- Written instruction -
Copy out exactly the lines from the one holding "Write a Python" through the one holding "3000, 4000, 5000]", ends included; omit images.

- Plotting code records -
+++

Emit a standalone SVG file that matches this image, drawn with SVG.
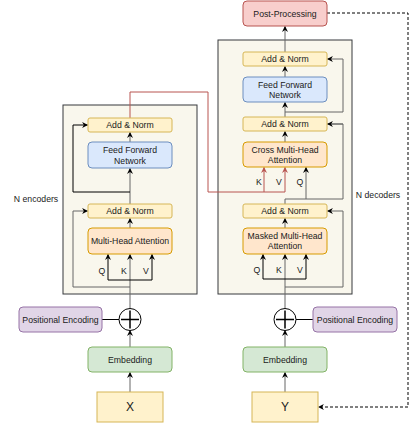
<svg xmlns="http://www.w3.org/2000/svg" width="415" height="423" viewBox="0 0 415 423">
<defs>
<style>
text{font-family:"Liberation Sans",Arial,sans-serif;font-size:8.7px;fill:#1a1a1a;text-anchor:middle;dominant-baseline:central}
.cont{fill:#f9f7ed;stroke:#36393d;stroke-width:1}
.an{fill:#fff2cc;stroke:#d6b656;stroke-width:1}
.ff{fill:#dae8fc;stroke:#6c8ebf;stroke-width:1}
.mha{fill:#ffe6cc;stroke:#d79b00;stroke-width:1}
.pp{fill:#f8cecc;stroke:#b85450;stroke-width:1}
.pe{fill:#e1d5e7;stroke:#9673a6;stroke-width:1}
.emb{fill:#d5e8d4;stroke:#82b366;stroke-width:1}
.inp{fill:#fff2cc;stroke:#d6b656;stroke-width:1}
.c{fill:none;stroke:#666;stroke-width:1}
.cb{fill:none;stroke:#000;stroke-width:1}
.cr{fill:none;stroke:#b85450;stroke-width:1}
.cd{fill:none;stroke:#000;stroke-width:1;stroke-dasharray:3 2}
.a{marker-end:url(#ah)}
.ar{marker-end:url(#ahr)}
.big{font-size:12px}
</style>
<marker id="ah" viewBox="0 0 10 10" refX="9" refY="5" markerWidth="6" markerHeight="6" markerUnits="userSpaceOnUse" orient="auto"><path d="M0,0 L10,5 L0,10 L3,5 z" fill="#000"/></marker>
<marker id="ahr" viewBox="0 0 10 10" refX="9" refY="5" markerWidth="6" markerHeight="6" markerUnits="userSpaceOnUse" orient="auto"><path d="M0,0 L10,5 L0,10 L3,5 z" fill="#b85450"/></marker>
</defs>

<g id="encoder-container"><rect class="cont" x="63" y="105" width="134" height="189"/></g>
<g id="decoder-container"><rect class="cont" x="218" y="40" width="134" height="254"/></g>

<g id="connectors">
<!-- encoder -->
<path class="c a" d="M130,392 V372.5"/>
<path class="c a" d="M130,347 V330.5"/>
<path class="cb" d="M102,319.5 H119"/>
<path class="c a" d="M130,308 V254.5"/>
<path class="cb a" d="M130,280 H108 V254.5"/>
<path class="cb a" d="M130,280 H152 V254.5"/>
<path class="c a" d="M130,287 H73 V211 H87.5"/>
<path class="c a" d="M130,228 V218.5"/>
<path class="c a" d="M130,204 V168.5"/>
<path class="cb a" d="M130,192 H73 V125 H87.5"/>
<path class="c a" d="M130,142 V132.5"/>
<path class="cr ar" d="M130,118 V92 H208 V192 H285 V167.5"/>
<path class="cr ar" d="M264,192 V167.5"/>
<!-- decoder -->
<path class="c a" d="M285,392 V372.5"/>
<path class="c a" d="M285,347 V330.5"/>
<path class="cb" d="M296,319.5 H313"/>
<path class="c a" d="M285,308 V254.5"/>
<path class="cb a" d="M285,279 H263 V254.5"/>
<path class="cb a" d="M285,279 H306 V254.5"/>
<path class="c a" d="M285,287 H343 V211 H327.5"/>
<path class="c a" d="M285,228 V218.5"/>
<path class="c" d="M285,204 V199 H343 V124 H327.5"/>
<path class="c a" d="M343,124 H327.5"/>
<path class="c a" d="M306,199 V167.5"/>
<path class="c a" d="M285,142 V131.5"/>
<path class="c a" d="M285,117 V102.5"/>
<path class="c" d="M285,112 H343 V59"/>
<path class="c a" d="M343,59 H327.5"/>
<path class="c a" d="M285,77 V66.5"/>
<path class="c a" d="M285,52 V26.5"/>
<path class="cd a" d="M327,13 H408 V407 H318.5"/>
</g>

<g id="enc-addnorm-top"><rect class="an" x="88" y="118" width="84" height="14" rx="2"/><text x="130" y="125">Add &amp; Norm</text></g>
<g id="enc-ffn"><rect class="ff" x="88" y="142" width="84" height="26" rx="4"/><text x="130" y="150">Feed Forward</text><text x="130" y="161">Network</text></g>
<g id="enc-addnorm-bottom"><rect class="an" x="88" y="204" width="84" height="14" rx="2"/><text x="130" y="211">Add &amp; Norm</text></g>
<g id="enc-mha"><rect class="mha" x="88" y="228" width="84" height="26" rx="4"/><text x="130" y="241">Multi-Head Attention</text></g>
<g id="enc-labels"><text x="102" y="271">Q</text><text x="124" y="271">K</text><text x="146" y="271">V</text><text x="36" y="199">N encoders</text></g>

<g id="post-processing"><rect class="pp" x="243" y="1" width="84" height="25" rx="4"/><text x="285" y="13.5">Post-Processing</text></g>
<g id="dec-addnorm-top"><rect class="an" x="243" y="52" width="84" height="14" rx="2"/><text x="285" y="59">Add &amp; Norm</text></g>
<g id="dec-ffn"><rect class="ff" x="243" y="77" width="84" height="25" rx="4"/><text x="285" y="84.5">Feed Forward</text><text x="285" y="95">Network</text></g>
<g id="dec-addnorm-mid"><rect class="an" x="243" y="117" width="84" height="14" rx="2"/><text x="285" y="124">Add &amp; Norm</text></g>
<g id="dec-cross-mha"><rect class="mha" x="243" y="142" width="84" height="25" rx="4"/><text x="285" y="149.5">Cross Multi-Head</text><text x="285" y="160">Attention</text></g>
<g id="dec-addnorm-bottom"><rect class="an" x="243" y="204" width="84" height="14" rx="2"/><text x="285" y="211">Add &amp; Norm</text></g>
<g id="dec-masked-mha"><rect class="mha" x="243" y="228" width="84" height="26" rx="4"/><text x="285" y="235.5">Masked Multi-Head</text><text x="285" y="246">Attention</text></g>
<g id="dec-labels"><text x="259" y="182">K</text><text x="279" y="182">V</text><text x="300" y="182">Q</text><text x="257" y="270">Q</text><text x="279" y="270">K</text><text x="300" y="270">V</text><text x="378" y="195">N decoders</text></g>

<g id="enc-add"><circle cx="130" cy="319.5" r="11" fill="#fff" stroke="#000"/><path d="M121,319.5 H139 M130,310.5 V328.5" stroke="#000" stroke-width="1.5"/></g>
<g id="dec-add"><circle cx="285" cy="319.5" r="11" fill="#fff" stroke="#000"/><path d="M276,319.5 H294 M285,310.5 V328.5" stroke="#000" stroke-width="1.5"/></g>
<g id="enc-pe"><rect class="pe" x="19" y="307" width="83" height="25" rx="4"/><text x="60.5" y="319.5">Positional Encoding</text></g>
<g id="dec-pe"><rect class="pe" x="313" y="307" width="84" height="25" rx="4"/><text x="355" y="319.5">Positional Encoding</text></g>
<g id="enc-emb"><rect class="emb" x="88" y="347" width="84" height="25" rx="4"/><text x="130" y="359.5">Embedding</text></g>
<g id="dec-emb"><rect class="emb" x="243" y="347" width="84" height="25" rx="4"/><text x="285" y="359.5">Embedding</text></g>
<g id="x-input"><rect class="inp" x="97" y="392" width="66" height="30"/><text class="big" x="130" y="407">X</text></g>
<g id="y-input"><rect class="inp" x="252" y="392" width="66" height="30"/><text class="big" x="285" y="407">Y</text></g>
</svg>
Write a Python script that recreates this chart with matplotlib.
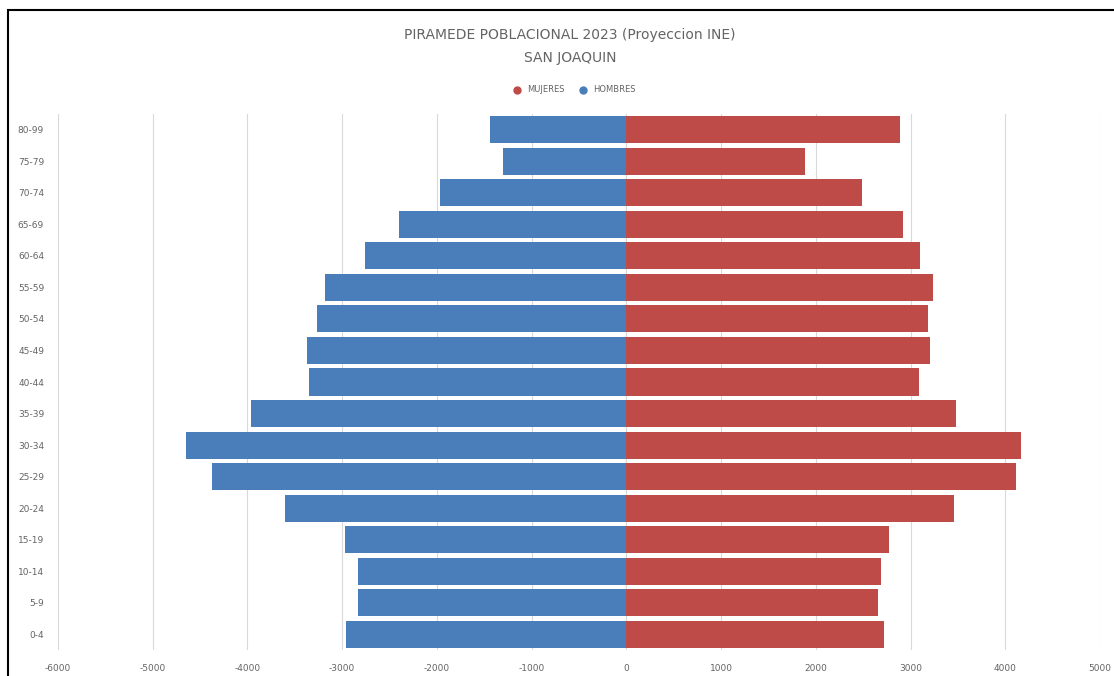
import matplotlib
matplotlib.use("Agg")
import matplotlib.pyplot as plt
from matplotlib.patches import Rectangle
from matplotlib.lines import Line2D
import numpy as np

# Age groups, bottom to top
grupos = ["0-4", "5-9", "10-14", "15-19", "20-24", "25-29", "30-34", "35-39",
          "40-44", "45-49", "50-54", "55-59", "60-64", "65-69", "70-74",
          "75-79", "80-99"]
hombres = [2958, 2832, 2832, 2968, 3600, 4379, 4653, 3958,
           3347, 3368, 3263, 3179, 2758, 2400, 1968, 1305, 1442]
mujeres = [2716, 2653, 2684, 2768, 3463, 4116, 4168, 3484,
           3084, 3210, 3189, 3232, 3095, 2916, 2484, 1884, 2884]
ticks = [-6000, -5000, -4000, -3000, -2000, -1000, 0, 1000, 2000, 3000, 4000, 5000]

azul = "#4a7ebb"
rojo = "#be4b48"
gris = "#646464"

fig = plt.figure(figsize=(11.14, 6.76), dpi=100)
ax = fig.add_axes([58 / 1114, 1 - 650 / 676, (1100 - 58) / 1114, (650 - 114) / 676])

y = np.arange(len(grupos))
ax.barh(y, [-h for h in hombres], height=0.86, color=azul, zorder=3)
ax.barh(y, mujeres, height=0.86, color=rojo, zorder=3)

ax.set_xlim(-6000, 5000)
ax.set_ylim(-0.5, len(grupos) - 0.5)
ax.set_xticks(ticks)
ax.set_xticklabels([str(t) for t in ticks], fontsize=6.5, color=gris)
ax.set_yticks(y)
ax.set_yticklabels(grupos, fontsize=6.5, color=gris)
ax.tick_params(length=0, pad=10)
ax.tick_params(axis="x", pad=10)
ax.grid(axis="x", color="#d9d9d9", linewidth=0.8, zorder=0)
for s in ax.spines.values():
    s.set_visible(False)

# Title and legend
fig.text(570 / 1114, 1 - 35 / 676, "PIRAMEDE POBLACIONAL 2023 (Proyeccion INE)",
         ha="center", va="center", fontsize=10, color=gris)
fig.text(570 / 1114, 1 - 58 / 676, "SAN JOAQUIN",
         ha="center", va="center", fontsize=10, color=gris)
handles = [Line2D([], [], marker="o", linestyle="", color=rojo, markersize=5),
           Line2D([], [], marker="o", linestyle="", color=azul, markersize=5)]
fig.legend(handles, ["MUJERES", "HOMBRES"], loc="center",
           bbox_to_anchor=(572 / 1114, 1 - 90 / 676), ncol=2, frameon=False,
           fontsize=6, labelcolor=gris, handletextpad=0.2, columnspacing=1.2)

# Outer frame
fig.patches.append(Rectangle((8 / 1114, -0.05), 1.1, 1 - 10 / 676 + 0.05,
                             transform=fig.transFigure, fill=False,
                             edgecolor="black", linewidth=1.5))

fig.savefig("out.png", dpi=100)
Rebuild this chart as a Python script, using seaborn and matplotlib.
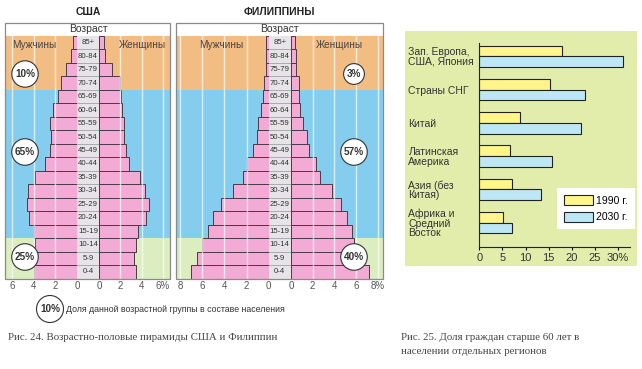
import matplotlib
matplotlib.use('Agg')
import matplotlib.pyplot as plt
import seaborn as sns
import pandas as pd
from matplotlib.patches import Rectangle

# ---------------- data ----------------
ages = ['85+', '80-84', '75-79', '70-74', '65-69', '60-64', '55-59', '50-54', '45-49',
        '40-44', '35-39', '30-34', '25-29', '20-24', '15-19', '10-14', '5-9', '0-4']
usa_male = [0.4, 0.6, 1.0, 1.5, 1.8, 2.2, 2.5, 2.4, 2.5, 3.0, 3.9, 4.5, 4.6, 4.4, 4.0, 3.9, 3.9, 4.0]
usa_female = [0.5, 0.6, 1.2, 2.0, 2.1, 2.2, 2.3, 2.3, 2.5, 2.8, 3.8, 4.3, 4.7, 4.4, 3.7, 3.5, 3.3, 3.5]
phl_male = [0.2, 0.2, 0.25, 0.4, 0.5, 0.7, 1.0, 1.1, 1.4, 2.0, 2.3, 3.2, 4.3, 5.0, 5.5, 6.0, 6.5, 7.0]
phl_female = [0.35, 0.45, 0.5, 0.75, 0.7, 0.85, 1.15, 1.5, 1.7, 2.3, 2.7, 3.8, 4.6, 5.2, 5.6, 5.8, 6.5, 7.2]
usa_shares = ['10%', '65%', '25%']
phl_shares = ['3%', '57%', '40%']

regions = ['Зап. Европа,\nСША, Япония', 'Страны СНГ', 'Китай', 'Латинская\nАмерика',
           'Азия (без\nКитая)', 'Африка и\nСредний\nВосток']
share_1990 = [17.8, 15.2, 8.8, 6.6, 7.1, 5.1]
share_2030 = [31.1, 22.9, 22.1, 15.8, 13.4, 7.1]
years = ['1990 г.', '2030 г.']

# ---------------- style ----------------
plt.rcParams['font.family'] = ['Liberation Sans', 'DejaVu Sans']
ORANGE = '#F2BD82'
BLUE = '#84CDEE'
GREEN = '#DCEDC0'
PINK = '#F3AAD5'
EDGE = '#4A3A48'
TXT = '#333333'
BG_BAR = '#E2EDAC'
YEL = '#FFF58C'
LBLUE = '#BDE7F5'

W, H = 642, 369
fig = plt.figure(figsize=(W / 100, H / 100), dpi=100)


def box(x0, y0, x1, y1):
    return [x0 / W, 1 - y1 / H, (x1 - x0) / W, (y1 - y0) / H]


def fx(x):
    return x / W


def fy(y):
    return 1 - y / H


def pyramid(male, female, xl, xc0, xc1, xr, mmax, fmax, ticks, title, shares, share_x,
            mx, wx):
    top, bot = 36, 278.5
    axm = fig.add_axes(box(xl, top, xc0, bot))
    axf = fig.add_axes(box(xc1, top, xr, bot))
    axc = fig.add_axes(box(xc0, top, xc1, bot))
    for ax, vals, lim, side in ((axm, male, (mmax, 0), 'm'), (axf, female, (0, fmax), 'f')):
        ax.axhspan(-0.5, 3.5, color=ORANGE, lw=0, zorder=0)
        ax.axhspan(3.5, 14.5, color=BLUE, lw=0, zorder=0)
        ax.axhspan(14.5, 17.5, color=GREEN, lw=0, zorder=0)
        sns.barplot(x=vals, y=ages, order=ages, color=PINK, saturation=1, width=1,
                    edgecolor=EDGE, linewidth=0.7, ax=ax, zorder=2)
        ax.set_xlim(*lim)
        ax.set_ylim(17.5, -0.5)
        for t in ticks[1:]:
            ax.axvline(t, color='white', lw=1.0, alpha=0.7, zorder=3)
        ax.set_xticks(ticks)
        labs = [str(t) for t in ticks]
        if side == 'f':
            labs[-1] = labs[-1] + '%'
        ax.set_xticklabels(labs)
        ax.tick_params(axis='x', length=0, pad=2, labelsize=7, labelcolor='#555555')
        ax.set_yticks([])
        ax.set_xlabel('')
        ax.set_ylabel('')
        for s in ax.spines.values():
            s.set_visible(False)
    axc.set_facecolor('#E6E4E6')
    axc.set_xlim(0, 1)
    axc.set_ylim(17.5, -0.5)
    for i, a in enumerate(ages):
        axc.text(0.5, i, a, ha='center', va='center', fontsize=5.6, color='#333333')
        axc.axhline(i + 0.5, color='#9a909a', lw=0.5)
    axc.set_xticks([])
    axc.set_yticks([])
    for s in axc.spines.values():
        s.set_visible(False)
    cx = (xc0 + xc1) / 2
    fig.text(fx(cx), fy(12), title, ha='center', va='center', fontsize=7.5,
             fontweight='bold', color='#222222')
    fig.text(fx(cx), fy(29.5), 'Возраст', ha='center', va='center', fontsize=7.5, color=TXT)
    fig.patches.append(Rectangle((fx(xl), fy(bot)), (xr - xl) / W, (bot - 22.5) / H,
                                 transform=fig.transFigure, fill=False,
                                 edgecolor='#8a8a8a', lw=0.9, zorder=5))
    fig.text(fx(mx), fy(45.5), 'Мужчины', ha='center', va='center',
             fontsize=7.2, color='#4a4444')
    fig.text(fx(wx), fy(45.5), 'Женщины', ha='center', va='center',
             fontsize=7.2, color='#4a4444')
    for s, y in zip(shares, (74, 152, 257)):
        fig.text(fx(share_x), fy(y), s, ha='center', va='center', fontsize=7.2,
                 fontweight='bold', color=TXT,
                 bbox=dict(boxstyle='circle,pad=0.32', facecolor='white',
                           edgecolor='#333333', lw=0.8))


pyramid(usa_male, usa_female, 5, 77, 99, 170, 6.65, 6.66, [0, 2, 4, 6], 'США', usa_shares, 25,
        34, 142)
pyramid(phl_male, phl_female, 176, 268.7, 291, 383, 8.36, 8.5, [0, 2, 4, 6, 8], 'ФИЛИППИНЫ',
        phl_shares, 354, 221, 339)

# legend for share circles
fig.text(fx(50), fy(309), '10%', ha='center', va='center', fontsize=7.2, fontweight='bold',
         color=TXT, bbox=dict(boxstyle='circle,pad=0.35', facecolor='white',
                              edgecolor='#333333', lw=0.8))
fig.text(fx(66), fy(309), 'Доля данной возрастной группы в составе населения', ha='left',
         va='center', fontsize=6.3, color=TXT)

# ---------------- bar chart ----------------
fig.patches.append(Rectangle((fx(405), fy(266)), (637 - 405) / W, (266 - 31) / H,
                             transform=fig.transFigure, facecolor=BG_BAR,
                             edgecolor='none', zorder=-1))
df = pd.DataFrame({'region': regions * 2,
                   'year': [years[0]] * len(regions) + [years[1]] * len(regions),
                   'share': share_1990 + share_2030})
axb = fig.add_axes(box(479.3, 43, 630, 247))
axb.set_facecolor('none')
sns.barplot(data=df, y='region', x='share', hue='year', order=regions, hue_order=years,
            palette=[YEL, LBLUE], saturation=1, width=0.64, edgecolor='#222222',
            linewidth=0.8, ax=axb)
axb.set_xlim(0, 32.6)
axb.set_ylim(5.73, -0.4)
axb.set_xticks([0, 5, 10, 15, 20, 25, 30])
axb.set_xticklabels(['0', '5', '10', '15', '20', '25', '30%'])
axb.tick_params(axis='x', length=2.5, width=0.8, pad=1.5, labelsize=8, labelcolor=TXT)
axb.tick_params(axis='y', length=0, pad=51, labelsize=7.5, labelcolor=TXT)
for lab in axb.get_yticklabels():
    lab.set_ha('left')
    lab.set_linespacing(0.95)
axb.set_xlabel('')
axb.set_ylabel('')
axb.spines['top'].set_visible(False)
axb.spines['right'].set_visible(False)
axb.spines['left'].set_color('#222222')
axb.spines['bottom'].set_color('#222222')
handles, labels = axb.get_legend_handles_labels()
axb.legend(handles, labels, loc='upper left', bbox_to_anchor=(fx(557), fy(188)),
           bbox_transform=fig.transFigure, frameon=True, fancybox=False, edgecolor='none',
           facecolor='white', framealpha=1, fontsize=7.5, handlelength=2.75,
           handleheight=1.1, labelspacing=0.55, borderpad=0.7, handletextpad=0.3,
           borderaxespad=0)

# ---------------- captions ----------------
fig.text(fx(8), fy(337), 'Рис. 24. Возрастно-половые пирамиды США и Филиппин', ha='left',
         va='center', fontsize=7.8, color='#444444', family=['Liberation Serif', 'DejaVu Serif'])
fig.text(fx(401), fy(337), 'Рис. 25. Доля граждан старше 60 лет в', ha='left',
         va='center', fontsize=7.8, color='#444444', family=['Liberation Serif', 'DejaVu Serif'])
fig.text(fx(401), fy(352), 'населении отдельных регионов', ha='left',
         va='center', fontsize=7.8, color='#444444', family=['Liberation Serif', 'DejaVu Serif'])

fig.savefig('out.png', dpi=100)
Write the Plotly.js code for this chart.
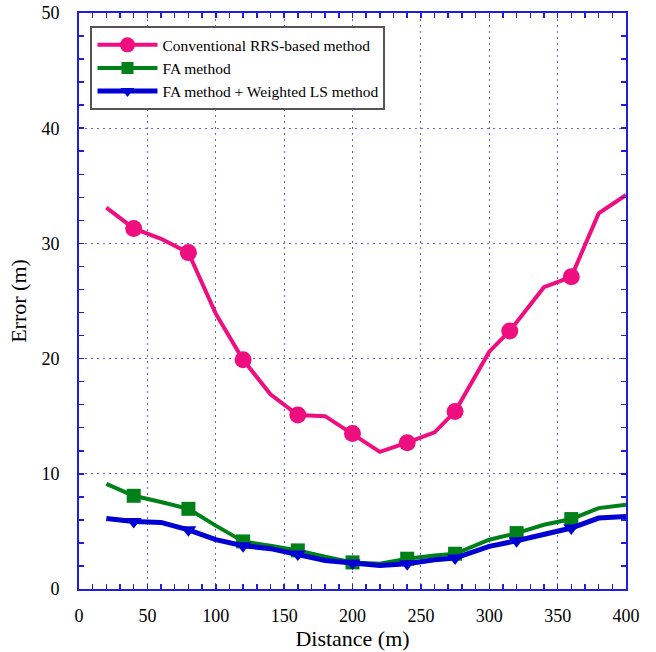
<!DOCTYPE html>
<html>
<head>
<meta charset="utf-8">
<script src="https://cdn.plot.ly/plotly-3.0.1.min.js"></script>
<style>html,body{margin:0;padding:0;background:#fff;}#chart{width:656px;height:652px;}</style>
</head>
<body>
<div id="chart"></div>
<script>
// ---- data ----
const seriesNames = ["Conventional RRS-based method", "FA method", "FA method + Weighted LS method"];

const distRRS = [20, 40, 60, 80, 100, 120, 140, 160, 180, 200, 220, 240, 260, 275, 300, 315, 340, 360, 380, 400];
const errRRS  = [33.1, 31.3, 30.4, 29.2, 23.9, 19.9, 16.9, 15.1, 15.0, 13.5, 11.9, 12.7, 13.6, 15.4, 20.6, 22.4, 26.2, 27.1, 32.6, 34.2];
const markRRS = [40, 80, 120, 160, 200, 240, 275, 315, 360];

const distFA = [20, 40, 60, 80, 100, 120, 140, 160, 180, 200, 220, 240, 260, 275, 300, 320, 340, 360, 380, 400];
const errFA  = [9.13, 8.09, 7.55, 6.96, 5.5, 4.13, 3.75, 3.35, 2.8, 2.31, 2.2, 2.63, 2.9, 3.06, 4.28, 4.85, 5.58, 6.07, 7.02, 7.31];
const markFA = [40, 80, 120, 160, 200, 240, 275, 320, 360];

const distWLS = [20, 40, 60, 80, 100, 120, 140, 160, 180, 200, 220, 240, 260, 275, 300, 320, 340, 360, 380, 400];
const errWLS  = [6.12, 5.86, 5.78, 5.14, 4.28, 3.76, 3.5, 3.03, 2.48, 2.25, 2.05, 2.19, 2.54, 2.69, 3.7, 4.19, 4.77, 5.29, 6.16, 6.3];
const markWLS = [40, 80, 120, 160, 200, 240, 275, 320, 360];

const xTicks = [0, 50, 100, 150, 200, 250, 300, 350, 400];
const yTicks = [0, 10, 20, 30, 40, 50];

// ---- styles ----
const styles = [
  {color: "rgb(238,14,128)", width: 4, symbol: "circle", size: 17},
  {color: "rgb(0,128,24)", width: 4, symbol: "square", size: 14},
  {color: "rgb(0,0,210)", width: 5, symbol: "triangle-down", size: 14}
];
const series = [
  {x: distRRS, y: errRRS, m: markRRS},
  {x: distFA, y: errFA, m: markFA},
  {x: distWLS, y: errWLS, m: markWLS}
];

const traces = [];
series.forEach((s, i) => {
  const st = styles[i];
  traces.push({x: s.x, y: s.y, mode: "lines", showlegend: false, hoverinfo: "skip",
    line: {color: st.color, width: st.width}});
  const mx = [], my = [];
  s.x.forEach((v, k) => { if (s.m.includes(v)) { mx.push(v); my.push(s.y[k]); } });
  traces.push({x: mx, y: my, mode: "markers", showlegend: false,
    marker: {color: st.color, symbol: st.symbol, size: st.size, line: {width: 0}}});
});
series.forEach((s, i) => {
  const st = styles[i];
  traces.push({x: [null], y: [null], mode: "lines+markers", name: seriesNames[i],
    line: {color: st.color, width: st.width},
    marker: {color: st.color, symbol: st.symbol, size: st.size - 2, line: {width: 0}}});
});

const axisBlue = "rgb(30,30,220)";
const gridBlue = "rgba(60,60,235,0.8)";
const font = "'Liberation Serif', 'Times New Roman', Times, serif";

const layout = {
  width: 656, height: 652,
  margin: {l: 79, r: 30, t: 13, b: 63},
  paper_bgcolor: "#fff", plot_bgcolor: "#fff",
  font: {family: font, color: "#000", weight: "normal"},
  showlegend: true,
  legend: {x: 0.021, y: 0.977, xanchor: "left", yanchor: "top",
    bgcolor: "#fff", bordercolor: "#555", borderwidth: 2,
    font: {family: font, size: 15.5, color: "#000", weight: "normal"}, itemwidth: 60, tracegroupgap: 0},
  xaxis: {
    range: [0, 400], tickvals: xTicks, ticktext: xTicks.map(String),
    showline: true, linecolor: axisBlue, linewidth: 2, mirror: "ticks",
    ticks: "inside", ticklen: 5, tickcolor: axisBlue, tickwidth: 1.5,
    minor: {dtick: 10, ticks: "inside", ticklen: 5, tickcolor: axisBlue, tickwidth: 1.5, showgrid: false},
    showgrid: true, gridcolor: gridBlue, gridwidth: 1, griddash: "2px,4px",
    zeroline: false, tickfont: {family: font, size: 18, color: "#000", weight: "normal"},
    ticklabelstandoff: 9,
    title: {text: "Distance (m)", font: {family: font, size: 22, color: "#000", weight: "normal"}, standoff: 6}
  },
  yaxis: {
    range: [0, 50], tickvals: yTicks, ticktext: yTicks.map(String),
    showline: true, linecolor: axisBlue, linewidth: 2, mirror: "ticks",
    ticks: "inside", ticklen: 5, tickcolor: axisBlue, tickwidth: 1.5,
    minor: {dtick: 2, ticks: "inside", ticklen: 5, tickcolor: axisBlue, tickwidth: 1.5, showgrid: false},
    showgrid: true, gridcolor: gridBlue, gridwidth: 1, griddash: "2px,4px",
    zeroline: false, tickfont: {family: font, size: 18, color: "#000", weight: "normal"},
    ticklabelstandoff: 14,
    title: {text: "Error (m)", font: {family: font, size: 22, color: "#000", weight: "normal"}, standoff: 9}
  }
};

Plotly.newPlot("chart", traces, layout, {displayModeBar: false, staticPlot: true});
</script>
</body>
</html>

+++

- Response -
Write a Python script that recreates this chart with matplotlib.
import matplotlib
matplotlib.use("Agg")
import matplotlib.pyplot as plt
from matplotlib.patches import Rectangle
from matplotlib.lines import Line2D
import numpy as np

# Age groups, bottom to top
grupos = ["0-4", "5-9", "10-14", "15-19", "20-24", "25-29", "30-34", "35-39",
          "40-44", "45-49", "50-54", "55-59", "60-64", "65-69", "70-74",
          "75-79", "80-99"]
hombres = [2958, 2832, 2832, 2968, 3600, 4379, 4653, 3958,
           3347, 3368, 3263, 3179, 2758, 2400, 1968, 1305, 1442]
mujeres = [2716, 2653, 2684, 2768, 3463, 4116, 4168, 3484,
           3084, 3210, 3189, 3232, 3095, 2916, 2484, 1884, 2884]
ticks = [-6000, -5000, -4000, -3000, -2000, -1000, 0, 1000, 2000, 3000, 4000, 5000]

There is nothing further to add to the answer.